More times than not, I’ve found that this issue is really based more on education and experience vs. people trying to cut corners.  Because I’ve been blessed with opportunities to work across all the different segments of a BI solution lifecycle, I am able to see the big picture and have a better understanding of “cause-and-effect”.  This is why ultimately it is the responsibility of the BI Architect to educate those on the project team (who may not agree) because the only reason a BI solution is even considered is because we are trying to get the right information to the right people so that they can make the right decisions at the right time (not that you haven’t heard that before, right?)  Anything that we can do as IT professionals to help foster that is a good thing because that helps us stay employed.

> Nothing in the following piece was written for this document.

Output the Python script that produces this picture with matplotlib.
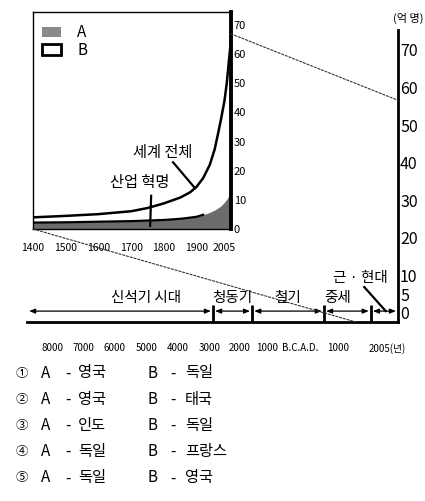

So no matter how you “slice it” (that was for all you OLAP folks), a good mart will simply not have NULLS enabled on any of the columns.  That will ensure that a default value is always used and that no OUTER JOINS will have to be performed.  Just make sure that the default value used is one that the business agrees to since they will be the ones looking at the data on a report and not IT.  Values like “~” or “!” or “^” means nothing to the business.  Always assume that you have someone new using the mart and design toward that.

P.S . Don’t replace NULLS with a whitespace.  That is like replacing bacon with turkey bacon.  While bacon isn’t good for you, to replace it with something like turkey bacon is just… well, its sick.  So if anyone tells you that turkey bacon (or whitespaces) is just as good or better as bacon (or NULLS), immediately run the opposite direction and don’t look back because they are probably morphing into some sort of creature and something really, really bad is about to happen.  You’ve been warned.


My IBM Cognos Wish List

July 26, 2011 5 comments

I’ve been using the BI tool Cognos since 1999 and while there have been VAST improvements made over the years (and I mean VAST), there are still items that I wish IBM Cognos would implement. Here are a few things I wish they would add (and yes I know “few” technically means “three”)

Okay, here we go:

1. Give the ability to color code query subject icons in Framework Manager (and subsequently the published package). Why? Have you ever done a model with multiple facts and dozens of dimensions but not every dimension ties to every fact? (If you say no, you must be lying or you are confused.) The ability to color code the query subject icons would allow the modeler to easily designate for the end-user which dimensions belong to which fact and/or highlight the dimensions that are conformed across all facts.

2. Conditional joins in Framework Manager. So if condition A exist, then use Join A. If condition B exists, then use Join B. That would be cool. I would also probably be the only one to ever use it.

3. When using a DMR in Query Studio (or even Report Studio), currently you can right-click to drill-up or drill-down, but there is no way to drill to the top or drill to the bottom. Solution? Add drill-to-top and drill-to-bottom to the options. Easy.

4. Have you ever done a report in Report Studio that has at least 20 queries total? Of course you have. How about 30? Maybe a few of you. 40? It happens. Solution? FOLDERS in QUERY EXPLORER. I wish Cognos would add the option to be able to create a folder in Query Explorer so that you can group your queries and manage them better. That way if I have 10 queries that support one page of my report, I can group them in a folder I title “Page 1”, then maybe I create another folder called “Prompt Queries” and I put the 10 or so queries there. Now when I go to Query Explorer, I’m not having to wait for JavaScript to catch up or try to scroll in that little window to locate my query. This would help exponentially with portfolio type reports were there are 10+ separate pages on a single report.

I know there are a few other items that I’m missing but these are the big ones that immediately come to mind. Are there any others? Maybe a certain IBM guy will stumble across this blog and make it happen? (Heh, you never know!)